In the first incident, a contestant was walking on a large ball and trying to navigate it across a ditch when they fell off. In the second, a contestant was participating in a game in which they caught the same large ball. But instead of catching the ball, the player was knocked off the platform into four feet of water, which wasn't deep enough to stop them from hitting the ground. The airing of the episode was cancelled, according to The Washington Post. No further episodes of the show were ever filmed.

The Chamber was a horror just waiting to happen

While accidents can happen any time and all the preparation in the world may not help against the unexpected, there's something to be said for an idea that is immediately and obviously terrible. Take, for example, the short-lived Fox game show The Chamber. Only airing three episodes, the very concept of the show seems designed to injure or kill someone, and it's frankly a wonder no one seemed to point this out during the show's creation.

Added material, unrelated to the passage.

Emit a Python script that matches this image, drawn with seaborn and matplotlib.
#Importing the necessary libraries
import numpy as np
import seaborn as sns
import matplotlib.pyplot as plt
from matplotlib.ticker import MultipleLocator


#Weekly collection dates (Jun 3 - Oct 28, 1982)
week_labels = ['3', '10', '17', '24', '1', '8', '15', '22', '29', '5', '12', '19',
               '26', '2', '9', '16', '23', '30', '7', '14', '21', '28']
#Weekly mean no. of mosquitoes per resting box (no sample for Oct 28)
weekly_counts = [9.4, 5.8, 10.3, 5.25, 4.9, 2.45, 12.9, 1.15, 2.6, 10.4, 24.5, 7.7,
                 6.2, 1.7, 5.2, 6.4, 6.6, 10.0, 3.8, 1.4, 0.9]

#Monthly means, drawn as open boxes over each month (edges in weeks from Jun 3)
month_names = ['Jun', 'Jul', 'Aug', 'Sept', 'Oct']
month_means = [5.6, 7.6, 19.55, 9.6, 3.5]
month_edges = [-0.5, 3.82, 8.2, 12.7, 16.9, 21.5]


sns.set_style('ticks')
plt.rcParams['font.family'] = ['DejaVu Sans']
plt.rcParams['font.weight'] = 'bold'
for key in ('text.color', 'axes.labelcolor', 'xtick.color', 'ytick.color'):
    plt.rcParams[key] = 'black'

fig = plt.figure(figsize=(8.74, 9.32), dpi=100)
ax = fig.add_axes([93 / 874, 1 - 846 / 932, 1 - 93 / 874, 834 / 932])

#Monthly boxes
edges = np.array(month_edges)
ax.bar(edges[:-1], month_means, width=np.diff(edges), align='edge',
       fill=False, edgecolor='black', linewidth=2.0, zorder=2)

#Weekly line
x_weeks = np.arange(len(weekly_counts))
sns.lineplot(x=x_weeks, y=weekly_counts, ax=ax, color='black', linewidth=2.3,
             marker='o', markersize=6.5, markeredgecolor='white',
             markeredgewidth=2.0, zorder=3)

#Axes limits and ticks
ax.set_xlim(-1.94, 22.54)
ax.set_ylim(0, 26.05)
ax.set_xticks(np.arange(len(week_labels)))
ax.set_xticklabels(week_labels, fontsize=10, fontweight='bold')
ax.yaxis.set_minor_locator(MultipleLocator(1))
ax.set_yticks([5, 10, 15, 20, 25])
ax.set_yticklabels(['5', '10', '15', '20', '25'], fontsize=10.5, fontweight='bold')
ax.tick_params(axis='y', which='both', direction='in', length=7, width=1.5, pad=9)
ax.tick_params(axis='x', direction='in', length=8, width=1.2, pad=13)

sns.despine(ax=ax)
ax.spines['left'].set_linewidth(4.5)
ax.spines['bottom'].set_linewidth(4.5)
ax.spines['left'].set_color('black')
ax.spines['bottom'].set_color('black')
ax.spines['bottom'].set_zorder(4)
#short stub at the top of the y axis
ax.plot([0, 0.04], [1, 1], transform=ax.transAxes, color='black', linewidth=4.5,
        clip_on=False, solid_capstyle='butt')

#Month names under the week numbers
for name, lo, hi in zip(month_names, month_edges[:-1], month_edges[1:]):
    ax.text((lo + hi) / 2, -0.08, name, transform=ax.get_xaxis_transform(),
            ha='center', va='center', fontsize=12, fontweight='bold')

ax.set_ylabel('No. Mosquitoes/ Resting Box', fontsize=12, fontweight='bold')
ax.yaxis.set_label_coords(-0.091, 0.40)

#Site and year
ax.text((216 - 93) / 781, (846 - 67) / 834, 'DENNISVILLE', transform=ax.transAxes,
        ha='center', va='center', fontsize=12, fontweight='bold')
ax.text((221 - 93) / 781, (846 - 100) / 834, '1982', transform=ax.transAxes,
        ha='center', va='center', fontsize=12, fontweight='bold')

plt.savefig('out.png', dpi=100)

The Chamber was effectively a standard trivia show, according to Mental Floss. Contestants would answer questions while strapped down in the show's titular chamber. However, the chamber itself was, to put it simply, wildly dangerous. There were actually two chambers, a hot chamber and a cold one. The hot chamber could be heated up to 170 degrees Fahrenheit, had actual flames, and dropping oxygen levels. The cold chamber could go down to -20 degrees Fahrenheit, had 100+ mph wind blasts, and jets spraying contestants with water, which instantly froze on their skin. It was essentially only a matter of time before someone ended up with heat stroke or hypothermia, both of which can be deadly.

Most amazing of all, no one ever got hurt. The show was cancelled due to extremely poor ratings and negative publicity, not because of any sort of accident. It seems three other episodes were filmed, but these have never been publicly released.